Before your child uses Discord, check that they meet the minimum age requirement. Then look at their privacy and safety settings, especially who can send them DMs, friend requests, and server invites.

It is also worth checking which servers they want to join and why. Ask who runs the server, whether it is official, what the rules are, and what they should do if someone makes them uncomfortable.

Discord has parent and guardian resources, including Family Center, which can help parents understand parts of a teen’s Discord activity and settings. These tools can change over time, so Discord’s own guidance is worth reading directly.

Laius and Discord

Some Laius Entertainment games have Discord links on the game cards on our main website. These links are there for players who are old enough to use Discord and want to follow news, updates, or community information.

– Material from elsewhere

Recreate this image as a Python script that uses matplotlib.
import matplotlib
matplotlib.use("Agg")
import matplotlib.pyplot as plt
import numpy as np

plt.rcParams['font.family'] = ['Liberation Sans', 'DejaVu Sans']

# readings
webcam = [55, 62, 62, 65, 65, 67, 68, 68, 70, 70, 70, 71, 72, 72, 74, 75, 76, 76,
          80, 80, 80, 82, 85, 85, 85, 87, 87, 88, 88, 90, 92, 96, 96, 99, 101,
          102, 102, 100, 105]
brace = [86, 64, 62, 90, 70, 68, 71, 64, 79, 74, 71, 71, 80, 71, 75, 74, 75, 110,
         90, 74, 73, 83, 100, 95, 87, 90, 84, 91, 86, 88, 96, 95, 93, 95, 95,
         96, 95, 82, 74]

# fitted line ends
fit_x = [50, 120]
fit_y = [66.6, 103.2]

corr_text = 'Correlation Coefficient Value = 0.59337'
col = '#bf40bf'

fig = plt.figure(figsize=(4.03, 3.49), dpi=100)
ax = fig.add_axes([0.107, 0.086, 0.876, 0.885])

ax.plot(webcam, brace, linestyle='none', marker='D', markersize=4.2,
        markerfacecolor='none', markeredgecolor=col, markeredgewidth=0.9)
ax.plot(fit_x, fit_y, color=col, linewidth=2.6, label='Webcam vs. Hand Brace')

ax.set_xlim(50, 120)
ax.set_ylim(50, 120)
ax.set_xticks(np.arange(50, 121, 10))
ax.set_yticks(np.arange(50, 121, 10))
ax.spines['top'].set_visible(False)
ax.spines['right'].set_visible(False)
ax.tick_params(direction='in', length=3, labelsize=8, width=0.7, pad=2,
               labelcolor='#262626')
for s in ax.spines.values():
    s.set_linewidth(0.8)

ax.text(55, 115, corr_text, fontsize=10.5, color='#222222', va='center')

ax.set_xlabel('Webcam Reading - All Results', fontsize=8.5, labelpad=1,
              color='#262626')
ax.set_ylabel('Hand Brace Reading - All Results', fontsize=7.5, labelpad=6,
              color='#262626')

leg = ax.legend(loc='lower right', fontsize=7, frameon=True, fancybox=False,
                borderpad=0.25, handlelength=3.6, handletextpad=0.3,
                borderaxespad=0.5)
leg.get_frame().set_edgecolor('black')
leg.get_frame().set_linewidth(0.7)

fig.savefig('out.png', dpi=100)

Laius moderates its official Discord servers. We have rules, review reports, and take action when people break those rules. If something happens in a Laius game or an official Laius Discord server, it can be reported to our team through our safety and support routes.

Even so, Discord remains a separate platform. Parents should understand that Discord has its own rules, settings, reporting tools, and private messaging features outside Laius websites and Roblox games.

A sensible way to approach it

If your child is under 13, they should not be using Discord. If they are old enough, the best approach is to understand what they want to use it for and set clear expectations before they start.

Ask them to show you the servers they want to join and check their DM settings together. Remind them not to share personal information, private photos, school details, passwords, or anything that could identify where they live.

Most importantly, keep the conversation open. Children are more likely to ask for help early if they know they will not immediately get into trouble for telling you something felt wrong.